What this task involves :: Quote the data below in full, minus the images.

Figure scripts
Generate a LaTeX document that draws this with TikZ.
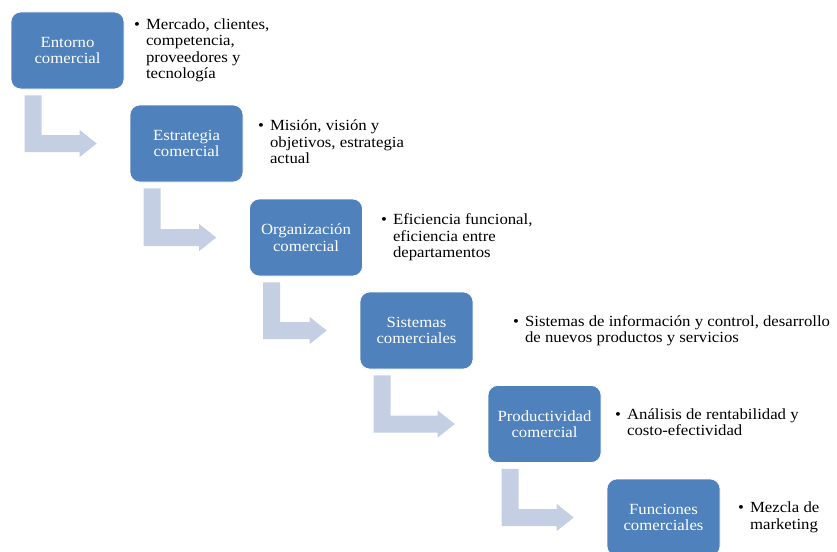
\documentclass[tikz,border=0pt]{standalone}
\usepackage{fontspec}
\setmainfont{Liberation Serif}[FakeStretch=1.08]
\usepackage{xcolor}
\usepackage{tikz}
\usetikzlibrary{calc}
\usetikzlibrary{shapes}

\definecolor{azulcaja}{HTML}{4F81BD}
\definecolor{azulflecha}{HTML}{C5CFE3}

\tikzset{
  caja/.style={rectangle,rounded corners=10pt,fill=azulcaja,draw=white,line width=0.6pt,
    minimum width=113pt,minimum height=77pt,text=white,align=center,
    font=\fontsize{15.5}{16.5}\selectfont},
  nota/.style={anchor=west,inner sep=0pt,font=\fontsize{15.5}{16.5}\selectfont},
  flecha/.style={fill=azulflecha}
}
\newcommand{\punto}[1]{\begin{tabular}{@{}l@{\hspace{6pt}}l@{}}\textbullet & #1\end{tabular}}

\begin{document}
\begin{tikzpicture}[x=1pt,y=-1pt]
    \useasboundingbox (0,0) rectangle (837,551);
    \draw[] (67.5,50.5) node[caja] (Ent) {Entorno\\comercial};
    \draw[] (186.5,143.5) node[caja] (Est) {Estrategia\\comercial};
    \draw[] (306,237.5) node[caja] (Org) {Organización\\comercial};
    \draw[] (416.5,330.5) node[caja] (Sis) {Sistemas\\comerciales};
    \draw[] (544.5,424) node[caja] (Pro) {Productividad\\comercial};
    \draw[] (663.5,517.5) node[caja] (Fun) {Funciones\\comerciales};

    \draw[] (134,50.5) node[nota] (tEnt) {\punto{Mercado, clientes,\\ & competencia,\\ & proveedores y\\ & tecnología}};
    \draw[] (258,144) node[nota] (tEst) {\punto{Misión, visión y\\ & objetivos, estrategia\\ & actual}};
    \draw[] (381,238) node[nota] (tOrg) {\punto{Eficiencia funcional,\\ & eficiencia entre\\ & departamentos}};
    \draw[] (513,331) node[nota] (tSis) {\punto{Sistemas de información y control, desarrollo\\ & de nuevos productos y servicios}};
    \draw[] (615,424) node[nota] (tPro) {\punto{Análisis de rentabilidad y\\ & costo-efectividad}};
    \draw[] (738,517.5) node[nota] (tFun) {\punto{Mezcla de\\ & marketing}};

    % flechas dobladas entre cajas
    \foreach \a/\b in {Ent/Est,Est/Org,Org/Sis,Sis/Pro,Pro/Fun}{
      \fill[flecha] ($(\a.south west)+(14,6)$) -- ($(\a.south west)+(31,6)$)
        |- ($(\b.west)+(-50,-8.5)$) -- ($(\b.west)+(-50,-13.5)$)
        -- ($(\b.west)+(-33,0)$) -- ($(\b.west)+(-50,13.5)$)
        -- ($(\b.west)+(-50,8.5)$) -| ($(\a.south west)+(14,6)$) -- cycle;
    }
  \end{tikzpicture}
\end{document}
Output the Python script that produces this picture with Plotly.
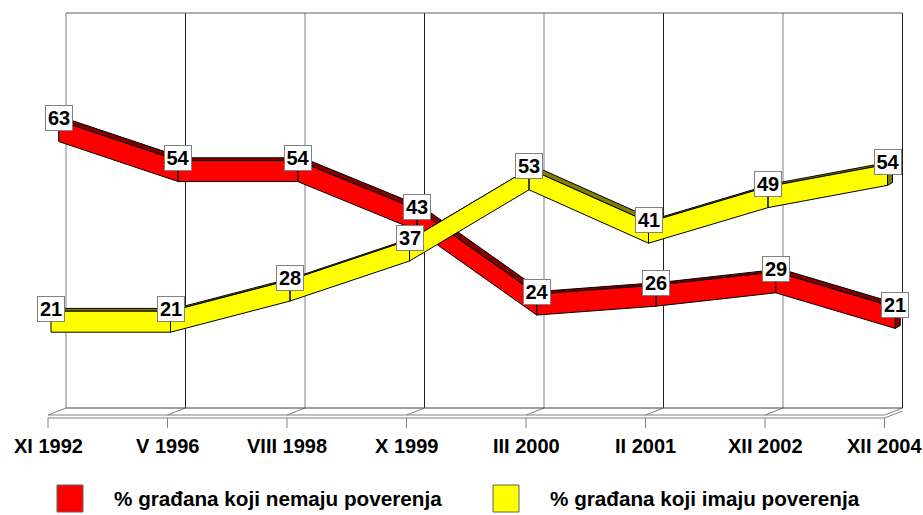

Reply ::
Generate a LaTeX document that draws this with TikZ.
\documentclass[tikz,border=0pt]{standalone}
\usepackage{fontspec}
\setmainfont{Liberation Serif}[FakeStretch=1.08]
\usepackage{xcolor}
\usepackage{tikz}
\usetikzlibrary{calc}
\usetikzlibrary{shapes}

\definecolor{azulcaja}{HTML}{4F81BD}
\definecolor{azulflecha}{HTML}{C5CFE3}

\tikzset{
  caja/.style={rectangle,rounded corners=10pt,fill=azulcaja,draw=white,line width=0.6pt,
    minimum width=113pt,minimum height=77pt,text=white,align=center,
    font=\fontsize{15.5}{16.5}\selectfont},
  nota/.style={anchor=west,inner sep=0pt,font=\fontsize{15.5}{16.5}\selectfont},
  flecha/.style={fill=azulflecha}
}
\newcommand{\punto}[1]{\begin{tabular}{@{}l@{\hspace{6pt}}l@{}}\textbullet & #1\end{tabular}}

\begin{document}
\begin{tikzpicture}[x=1pt,y=-1pt]
    \useasboundingbox (0,0) rectangle (837,551);
    \draw[] (67.5,50.5) node[caja] (Ent) {Entorno\\comercial};
    \draw[] (186.5,143.5) node[caja] (Est) {Estrategia\\comercial};
    \draw[] (306,237.5) node[caja] (Org) {Organización\\comercial};
    \draw[] (416.5,330.5) node[caja] (Sis) {Sistemas\\comerciales};
    \draw[] (544.5,424) node[caja] (Pro) {Productividad\\comercial};
    \draw[] (663.5,517.5) node[caja] (Fun) {Funciones\\comerciales};

    \draw[] (134,50.5) node[nota] (tEnt) {\punto{Mercado, clientes,\\ & competencia,\\ & proveedores y\\ & tecnología}};
    \draw[] (258,144) node[nota] (tEst) {\punto{Misión, visión y\\ & objetivos, estrategia\\ & actual}};
    \draw[] (381,238) node[nota] (tOrg) {\punto{Eficiencia funcional,\\ & eficiencia entre\\ & departamentos}};
    \draw[] (513,331) node[nota] (tSis) {\punto{Sistemas de información y control, desarrollo\\ & de nuevos productos y servicios}};
    \draw[] (615,424) node[nota] (tPro) {\punto{Análisis de rentabilidad y\\ & costo-efectividad}};
    \draw[] (738,517.5) node[nota] (tFun) {\punto{Mezcla de\\ & marketing}};

    % flechas dobladas entre cajas
    \foreach \a/\b in {Ent/Est,Est/Org,Org/Sis,Sis/Pro,Pro/Fun}{
      \fill[flecha] ($(\a.south west)+(14,6)$) -- ($(\a.south west)+(31,6)$)
        |- ($(\b.west)+(-50,-8.5)$) -- ($(\b.west)+(-50,-13.5)$)
        -- ($(\b.west)+(-33,0)$) -- ($(\b.west)+(-50,13.5)$)
        -- ($(\b.west)+(-50,8.5)$) -| ($(\a.south west)+(14,6)$) -- cycle;
    }
  \end{tikzpicture}
\end{document}
Output the Python script that produces this picture with Plotly.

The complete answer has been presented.